Roadsteamer used various references that limned the depressing extent to which America's cultural battles have been consistent for at least 60 years now as he called on memories of the cultural and political rebellion of the '60s antiwar and civil rights and general counterculture movements. The same questions of race and ethnicity, war and peace, decorum vs. vulgarity (though the political valences of that particular division have nearly reversed from 1966 to 2026), the social status of anyone who's not a straight white man, and whose values should dominate media and education, are still haunting America now.

Roadsteamer used images from America's still-remembered boomer counterculture past for the energy he's hoping to recreate for the anti-MAGA movement. "We don't have to be angry or violent," he said. "We just need to create the new Grateful Dead parking lot." Later, he said the progressive resistance needs "less V for Vendetta masks and blowing up Teslas and more of a Grateful Dead, Haight Ashbury scene." For himself, he points out that a "twerking giraffe gets arrested singing songs. [Authorities] are terrified by it. This shit works."

Wyden hat-tipped to the frog spirit as to why Portland did indeed drive out ICE this season.

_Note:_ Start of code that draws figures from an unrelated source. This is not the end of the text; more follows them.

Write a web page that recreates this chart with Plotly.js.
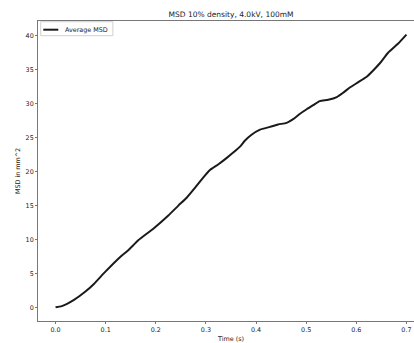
<!DOCTYPE html>
<html>
<head>
<meta charset="utf-8">
<script src="https://cdn.plot.ly/plotly-3.0.1.min.js"></script>
<style>
html,body{margin:0;padding:0;overflow:hidden;background:#fff;width:414px;height:343px;}
#chart{width:425px;height:343px;}
</style>
</head>
<body>
<div id="chart"></div>
<script>
// Data
const timeS = [0, 0.0127, 0.036, 0.059, 0.076, 0.099, 0.129, 0.145, 0.165, 0.195, 0.225, 0.245, 0.262, 0.278, 0.292, 0.308, 0.325, 0.341, 0.355, 0.368, 0.378, 0.391, 0.408, 0.428, 0.444, 0.461, 0.474, 0.487, 0.501, 0.514, 0.527, 0.544, 0.561, 0.574, 0.587, 0.604, 0.620, 0.634, 0.647, 0.663, 0.683, 0.700];
const avgMSD = [0, 0.19, 1.07, 2.3, 3.42, 5.23, 7.43, 8.41, 9.88, 11.6, 13.55, 15.0, 16.2, 17.6, 18.9, 20.25, 21.1, 22.0, 22.85, 23.7, 24.6, 25.45, 26.2, 26.6, 26.96, 27.2, 27.75, 28.5, 29.2, 29.8, 30.4, 30.6, 31.0, 31.65, 32.4, 33.2, 33.95, 34.95, 35.98, 37.5, 38.85, 40.2];
const seriesName = 'Average MSD';
const chartTitle = 'MSD 10% density, 4.0kV, 100mM';
const xTitle = 'Time (s)';
const yTitle = 'MSD in mm^2';
const xTicks = [0, 0.1, 0.2, 0.3, 0.4, 0.5, 0.6, 0.7];
const yTicks = [0, 5, 10, 15, 20, 25, 30, 35, 40];

const lineColor = '#1a1a1a';
const font = {family: 'DejaVu Sans, sans-serif', size: 6.4, color: '#222'};

const trace = {
  x: timeS, y: avgMSD, type: 'scatter', mode: 'lines', name: seriesName,
  line: {color: lineColor, width: 2, shape: 'spline', smoothing: 0.6},
  showlegend: false
};

const axisCommon = {
  showgrid: false, zeroline: false, showline: true, mirror: true,
  linecolor: '#777', linewidth: 1, ticks: 'outside', ticklen: 2,
  tickcolor: '#777', tickwidth: 1, tickfont: font, automargin: false
};

const layout = {
  width: 425, height: 343,
  margin: {l: 38, r: 1, t: 21, b: 22},
  paper_bgcolor: '#fff', plot_bgcolor: '#fff',
  font: font,
  title: {text: chartTitle, font: {family: 'DejaVu Sans, sans-serif', size: 7.5, color: '#222'},
          x: 0.5, xanchor: 'center', xref: 'paper', y: 1 - 14/343, yanchor: 'middle', yref: 'container'},
  xaxis: Object.assign({}, axisCommon, {
    range: [-0.035, 0.735], tickvals: xTicks, tickformat: '.1f',
    title: {text: xTitle, font: font, standoff: 3}
  }),
  yaxis: Object.assign({}, axisCommon, {
    range: [-2.01, 42.21], tickvals: yTicks,
    title: {text: yTitle, font: font, standoff: 4}
  }),
  showlegend: false,
  // compact matplotlib-style legend box
  shapes: [
    {type: 'rect', xref: 'paper', yref: 'paper', x0: 0.007, x1: 0.194, y0: 0.951, y1: 0.9977,
     line: {color: '#d0d0d0', width: 1}, fillcolor: 'rgba(255,255,255,0.8)', layer: 'above'},
    {type: 'line', xref: 'paper', yref: 'paper', x0: 0.0137, x1: 0.0526, y0: 0.971, y1: 0.971,
     line: {color: lineColor, width: 2}, layer: 'above'}
  ],
  annotations: [
    {text: seriesName, xref: 'paper', yref: 'paper', x: 0.0655, y: 0.971,
     xanchor: 'left', yanchor: 'middle', showarrow: false, font: font}
  ]
};

Plotly.newPlot('chart', [trace], layout, {staticPlot: true, displayModeBar: false});
</script>
</body>
</html>
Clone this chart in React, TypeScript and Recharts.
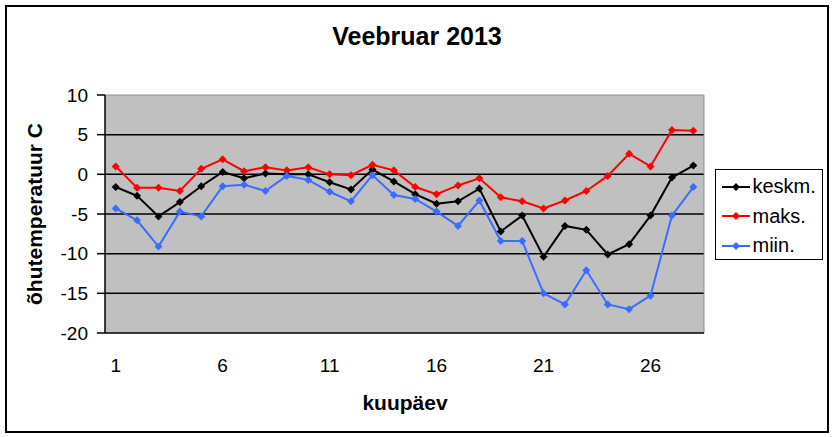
import React from "react";
import { LineChart, Line, XAxis, YAxis, CartesianGrid, ReferenceLine } from "recharts";

const days = [1, 2, 3, 4, 5, 6, 7, 8, 9, 10, 11, 12, 13, 14, 15, 16, 17, 18, 19, 20, 21, 22, 23, 24, 25, 26, 27, 28];
const keskm = [-1.6, -2.7, -5.3, -3.5, -1.5, 0.3, -0.5, 0.1, 0, 0, -1.0, -1.9, 0.6, -0.9, -2.5, -3.7, -3.4, -1.8, -7.2, -5.2, -10.4, -6.5, -7.0, -10.1, -8.8, -5.2, -0.4, 1.1];
const maks = [1.0, -1.7, -1.7, -2.1, 0.7, 1.9, 0.4, 0.9, 0.5, 0.9, 0, -0.1, 1.2, 0.5, -1.6, -2.5, -1.4, -0.5, -2.9, -3.4, -4.3, -3.3, -2.1, -0.2, 2.6, 1.0, 5.6, 5.5];
const miin = [-4.3, -5.8, -9.1, -4.7, -5.3, -1.5, -1.3, -2.1, -0.2, -0.7, -2.2, -3.4, -0.1, -2.6, -3.1, -4.7, -6.5, -3.3, -8.4, -8.4, -15.0, -16.4, -12.1, -16.4, -17.0, -15.3, -5.2, -1.6];

const dayLabels = [1, 6, 11, 16, 21, 26];
const yTicks = [-20, -15, -10, -5, 0, 5, 10];
const gridValues = [5, 0, -5, -10, -15];

const series = [
  { key: "keskm", name: "keskm.", color: "#000000" },
  { key: "maks", name: "maks.", color: "#ff0000" },
  { key: "miin", name: "miin.", color: "#3a6cff" },
];

const data = days.map((day, i) => ({ day, keskm: keskm[i], maks: maks[i], miin: miin[i] }));
// tick marks sit between the days, like a category axis
const boundaryTicks = [0.5, ...days.map((d) => d + 0.5)];

const FONT = '"Liberation Sans", Arial, sans-serif';

function Diamond(props: any) {
  const { cx, cy, stroke } = props;
  if (cx == null || cy == null) return null;
  const r = 4;
  return <polygon points={`${cx},${cy - r} ${cx + r},${cy} ${cx},${cy + r} ${cx - r},${cy}`} fill={stroke} />;
}

function LegendBox() {
  return (
    <div
      style={{
        position: "absolute",
        left: 715,
        top: 169,
        width: 108,
        height: 91,
        border: "1.5px solid #000",
        background: "#fff",
        fontFamily: FONT,
        fontSize: 20,
        paddingTop: 2,
        boxSizing: "border-box",
      }}
    >
      {series.map((s) => (
        <div key={s.key} style={{ display: "flex", alignItems: "center", height: 29.5, paddingLeft: 5.5 }}>
          <svg width={28} height={10} style={{ marginRight: 3 }}>
            <line x1={0} y1={5} x2={28} y2={5} stroke={s.color} strokeWidth={2} />
            <polygon points="14,1 18,5 14,9 10,5" fill={s.color} />
          </svg>
          <span>{s.name}</span>
        </div>
      ))}
    </div>
  );
}

export default function App() {
  return (
    <div style={{ position: "absolute", left: 0, top: 0, width: 834, height: 437, background: "#fff", fontFamily: FONT }}>
      <div
        style={{
          position: "absolute",
          left: 5,
          top: 5,
          width: 824,
          height: 428,
          border: "2px solid #000",
          boxSizing: "border-box",
        }}
      />
      <div
        style={{
          position: "absolute",
          left: 0,
          width: 834,
          top: 22,
          textAlign: "center",
          fontWeight: "bold",
          fontSize: 25,
        }}
      >
        Veebruar 2013
      </div>
      <div
        style={{
          position: "absolute",
          left: 35,
          top: 214,
          transform: "translate(-50%, -50%) rotate(-90deg)",
          whiteSpace: "nowrap",
          fontWeight: "bold",
          fontSize: 21,
        }}
      >
        õhutemperatuur C
      </div>
      <div
        style={{
          position: "absolute",
          left: 405,
          top: 403,
          transform: "translate(-50%, -50%)",
          fontWeight: "bold",
          fontSize: 21,
        }}
      >
        kuupäev
      </div>
      <div style={{ position: "absolute", left: 0, top: 0 }}>
        <LineChart width={834} height={437} data={data} margin={{ top: 95, right: 130, bottom: 56, left: 45 }}>
          <CartesianGrid vertical={false} horizontalValues={gridValues} stroke="#000" strokeWidth={1.5} fill="#c0c0c0" />
          <XAxis
            xAxisId="a"
            type="number"
            dataKey="day"
            domain={[0.5, 28.5]}
            allowDataOverflow
            ticks={boundaryTicks}
            tick={false}
            tickSize={6}
            height={8}
            axisLine={{ stroke: "#000", strokeWidth: 1.5 }}
            tickLine={{ stroke: "#000", strokeWidth: 1.5 }}
          />
          <XAxis
            xAxisId="b"
            type="number"
            dataKey="day"
            domain={[0.5, 28.5]}
            allowDataOverflow
            ticks={dayLabels}
            tickSize={0}
            tickMargin={18}
            height={40}
            axisLine={false}
            tickLine={false}
            tick={{ fill: "#000", fontSize: 19, fontFamily: FONT }}
          />
          <YAxis
            domain={[-20, 10]}
            ticks={yTicks}
            width={60}
            tickSize={8}
            tickMargin={9}
            axisLine={{ stroke: "#000", strokeWidth: 1.5 }}
            tickLine={{ stroke: "#000", strokeWidth: 1.5 }}
            tick={{ fill: "#000", fontSize: 19, fontFamily: FONT }}
          />
          <ReferenceLine xAxisId="a" y={10} stroke="#8c8c8c" strokeWidth={1} />
          <ReferenceLine xAxisId="a" x={28.5} stroke="#8c8c8c" strokeWidth={1} />
          {series.map((s) => (
            <Line
              key={s.key}
              xAxisId="a"
              dataKey={s.key}
              name={s.name}
              stroke={s.color}
              strokeWidth={2}
              dot={<Diamond />}
              activeDot={false}
              isAnimationActive={false}
            />
          ))}
        </LineChart>
      </div>
      <LegendBox />
    </div>
  );
}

Based on what Trump had been saying, Wyden pointed out, people "expected a violent mob," but they merely saw prancing people in absurd costumes. "Trump consider[ed that] a war zone….We took on authoritarianism, and we had the frogs, and we won."

It is likely no longer tenable in the Trump era for the two standard sides of the political divide represented by MAGA and the progressives behind Defiance.org (the major organizer of the State of the Swamp) to disagree amicably and keep their conflict restricted to electoral politics (even as libertarians note glumly that both sides support state power, generally unconstrained by the Constitution, to achieve their goals, and that when it comes to things such as Trump talking points at tonight's SOTU about, say, drug costs and corporate housing purchases, those goals seem to mesh).

From Abbie Hoffman and other radical clowns in the 1960s to today's alt-right trying to own the libs, the mixture of mockery and comedy with politics, however life-affirming to the people doing it, can't help but read contemptuous; it's less a way to win over converts as to smash your foes' faces with the metaphorical pie of disrespect for them and their values.

Seeing a sense of life-affirming play may win people on the margins to the anti-Trump cause, or inspire those who already don't like him to get more public about it, but part of its appeal is not so much converting political opponents but aggravating them.

It's one way to upend a culture, and the Abbie Hoffman spirit did upend a culture, and in some respects MAGA is a counterrevolutionary backlash to the victories of Hoffman's counterculture (even as it accepts his notion that vulgar disrespect for political opponents is the way to go).

Whether it succeeds in its larger political-change goals, it's a winning strategy in the sense that it gives a wider sense of life, belonging, camaraderie, and joy to the side doing the protesting. "We've got to find joy or we will crack," an activist said on stage at the State of the Swamp.

Roadsteamer's '60s-coded vision of the Grateful Dead parking lot specifically summons memories or fantasies of a community of people living, working, traveling together, bound by choice and seeking fun and not constrained by locked-in rules or predetermined cultural or ethnic identities, making their living in self-chosen and varied ways. That approach is potentially not just anti-Trump, but anti-politics in the best sense: forging the kind of life you want, with those who want to live it with you, while ignoring or evading the forces that try to impede your ability to thrive as you please. That vision is against the current American government run by the authoritarian Trump. But it is quintessentially American.